[Avionics Today April 24, 2014] Malaysia Airlines’ flight MH370, a Boeing 777-200, has been missing now for 47 days, and while as an aviation journalist I am not in the business of proposing theories about what may or may not have happened, I do stay deeply in touch with aviation technology, and this incident will make a deep impact and impression on the industry. Until the aircraft is located, and the aircraft’s flight data recorder is recovered and analyzed, there will be no way of knowing what happened. But, if anything, what this incident does teach the industry is that there needs to be a better method of tracking aircraft, rather than relying on radar coverage from Air Traffic Control (ATC) or an Aircraft Communications Addressing and Reporting Systems (ACARS).
This week I discussed the Malaysia Airlines incident with Skip Nelson, CEO of ADS-B Technologies and a pioneer of space-based ADS-B, as well as Viraf Kapadia, CEO of Star Navigation Systems and creator of a technology that provides real-time aircraft data streaming. I also discussed the issue with briefly with an engineer at Curtiss-Wright, which provides subsystems that power some of the most advanced military and commercial avionics systems in the world.
They all essentially said the same thing. They asked how, in 2014, it is possible for an airplane to disappear.
Nelson, reacting to the incident itself, said "One of the rules of the game, and one that we adhere to, is we keep our mouth shut when an accident happens.
“You haven’t heard anything from us on this. Because that’s the honorable thing to do. There are family members related to the passengers that were on that plane, and all they want to know is where their family is — not a bunch of theories about what may have happened or ACARS systems or stuff like that. We as an industry need to learn from this and focus on improving safety," said Nelson.
Nelson’s Alaska-based ADS-B Technologies is among the companies that have been working on making flying safer for quite some time, even before tragedies put our industry need in the spotlight. Last week during the 2014 AMC | AEEC conference, NAV Canada announced its plans for the initial launch of a space-based Automatic Dependent Surveillance-Broadcast (ADS-B) network, which has the potential to greatly improve aircraft tracking, especially over large areas of oceanic airspace.
Nelson has been flying aircraft equipped with space-based ADS-B for four years. That’s a technology that airlines could equip with right now, taking the existing ADS-B Out transmission from the cockpit and beaming it up to a satellite and relaying that information to ATC in less than 400 milliseconds.

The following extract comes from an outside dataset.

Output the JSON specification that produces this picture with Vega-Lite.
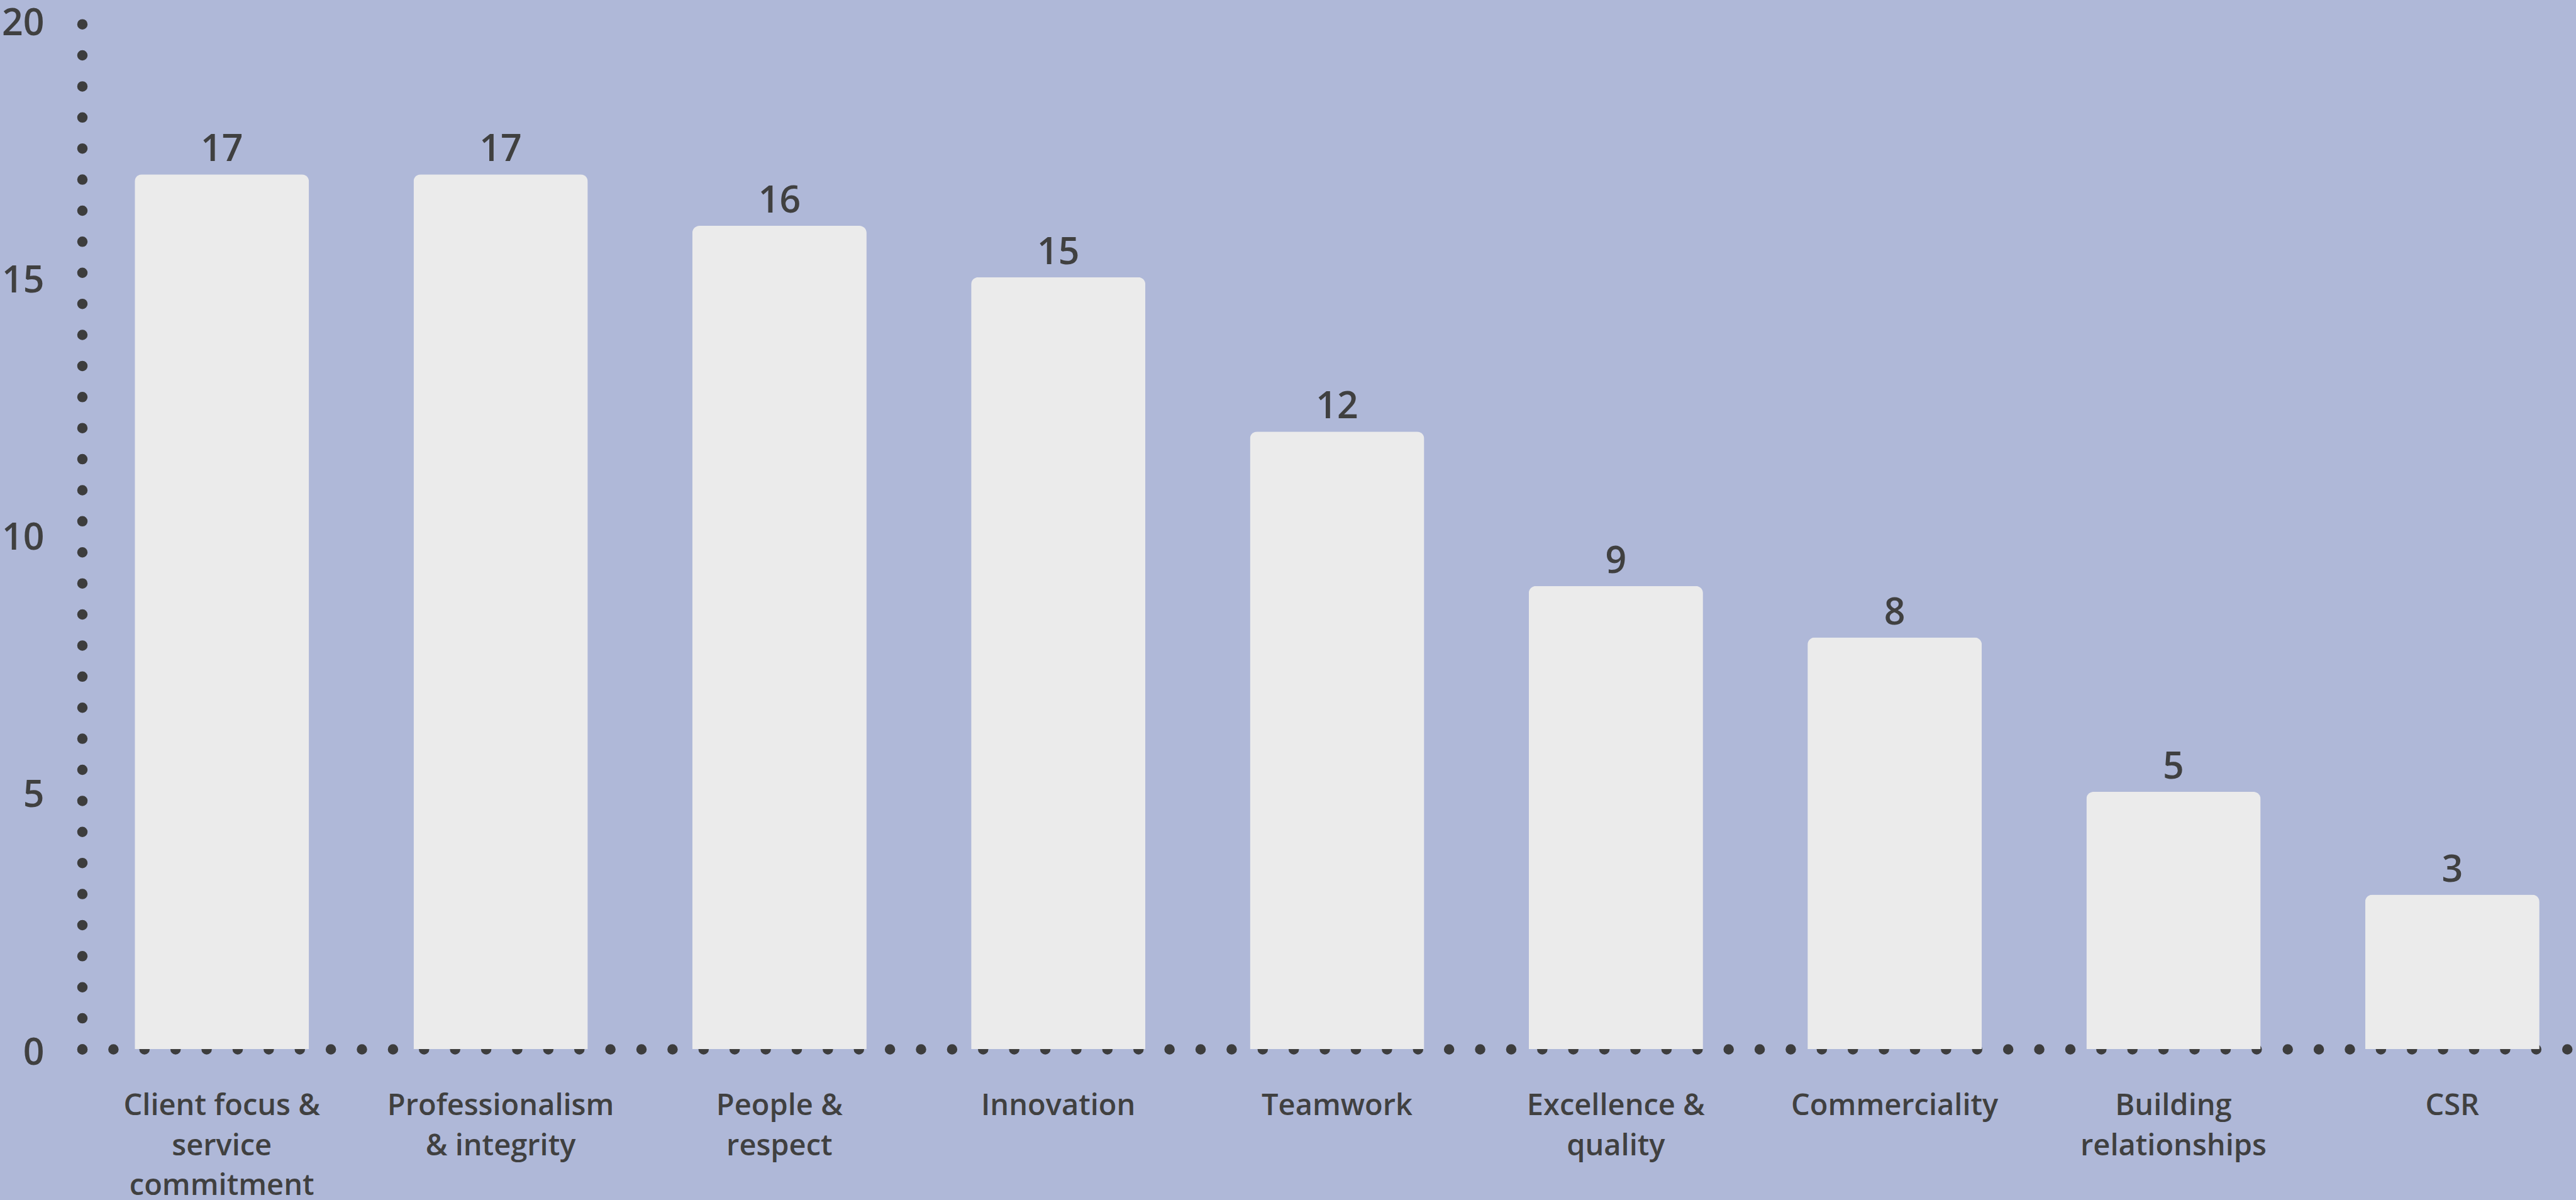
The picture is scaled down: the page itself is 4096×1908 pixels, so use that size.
{
  "$schema": "https://vega.github.io/schema/vega-lite/v6.json",
  "width": 3965.5,
  "height": 1636.2,
  "autosize": {"type": "none"},
  "padding": {"left": 130.5, "top": 31.8, "right": 0, "bottom": 240},
  "background": "#afb8d8",
  "config": {"view": {"stroke": null}, "font": "Open Sans"},
  "data": {
    "values": [
      {"value_name": "Client focus & service commitment", "count": 17},
      {"value_name": "Professionalism & integrity", "count": 17},
      {"value_name": "People & respect", "count": 16},
      {"value_name": "Innovation", "count": 15},
      {"value_name": "Teamwork", "count": 12},
      {"value_name": "Excellence & quality", "count": 9},
      {"value_name": "Commerciality", "count": 8},
      {"value_name": "Building relationships", "count": 5},
      {"value_name": "CSR", "count": 3}
    ]
  },
  "encoding": {
    "x": {
      "field": "value_name",
      "type": "nominal",
      "sort": null,
      "scale": {"paddingInner": 0.375, "paddingOuter": 0.16, "align": 0.59},
      "axis": {
        "title": null,
        "ticks": false,
        "tickSize": 0,
        "domainColor": "#3d3d3d",
        "domainWidth": 16.5,
        "domainDash": [0, 49.39],
        "domainCap": "round",
        "labelPadding": 67.5,
        "labelFontSize": 47,
        "labelFontWeight": 600,
        "labelLineHeight": 63.5,
        "labelColor": "#404040",
        "labelAngle": 0,
        "labelLimit": 1000,
        "labelExpr": "datum.value == 'Client focus & service commitment' ? ['Client focus &', 'service', 'commitment'] : datum.value == 'Professionalism & integrity' ? ['Professionalism', '& integrity'] : datum.value == 'People & respect' ? ['People &', 'respect'] : datum.value == 'Excellence & quality' ? ['Excellence &', 'quality'] : datum.value == 'Building relationships' ? ['Building', 'relationships'] : datum.label"
      }
    },
    "y": {
      "field": "count",
      "type": "quantitative",
      "scale": {"domain": [0, 20], "nice": false},
      "axis": {
        "title": null,
        "ticks": false,
        "tickSize": 0,
        "grid": false,
        "values": [0, 5, 10, 15, 20],
        "domainColor": "#3d3d3d",
        "domainWidth": 16.5,
        "domainDash": [0, 49.39],
        "domainCap": "round",
        "labelPadding": 60.5,
        "labelFontSize": 59,
        "labelFontWeight": 600,
        "labelOffset": 6,
        "labelFlush": false,
        "labelColor": "#404040"
      }
    }
  },
  "layer": [
    {
      "mark": {"type": "bar", "color": "#ebebeb", "cornerRadiusTopLeft": 11.5, "cornerRadiusTopRight": 11.5}
    },
    {
      "mark": {"type": "text", "baseline": "alphabetic", "dy": -21, "fontSize": 59, "fontWeight": 600, "color": "#404040"},
      "encoding": {"text": {"field": "count", "type": "quantitative"}}
    }
  ]
}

While Nelson firmly stated that he did not believe space-based ADS-B could have prevented the Malaysia Airlines incident, he does believe that the technology can help to improve aircraft tracking in the future. This would be especially true for airplanes traveling in the Asia Pacific region, where many flights must pass through oceanic airspace where radar coverage is nonexistent or ineffective.
"Take a country like Peru or Chili, or even China, that does not currently have ADS-B, but may have geography problems with mountains like the Andes in South America, or the Himalayas, that effectively cut western China off from eastern China,” he said.
“Now, instead of spending billions of dollars on ground infrastructure, countries like that can immediately go to space-based ADS-B. In China, we think as few as three satellite ground stations could cover the whole country. In Peru, we already have one station, and we’re talking to them right now about possible demonstrations down there. In the Pacific, where land-based infrastructure is hard to come by, a satellite station in some place like Tonga and another one on Christmas Island would cover almost the entire link between New Zealand and Hawaii," Nelson added.
We will have more in-depth coverage of lessons learned from the Malaysia Airlines MH370 in our July issue, where we will examine how the industry will improve aircraft tracking moving forward with concepts such as streaming flight data via satellite to the ground so that it is available if air traffic controllers lose sight of it.
Next month, the International Civil Aviation Organization (ICAO) is holding a special meeting involving a task force comprised of government officials and aviation experts from around the world to discuss this issue. Rockwell Collins CEO Kelly Ortberg is among those within the industry who has already expressed interest in joining that task force, and has also noted that the technology already exists to improve tracking.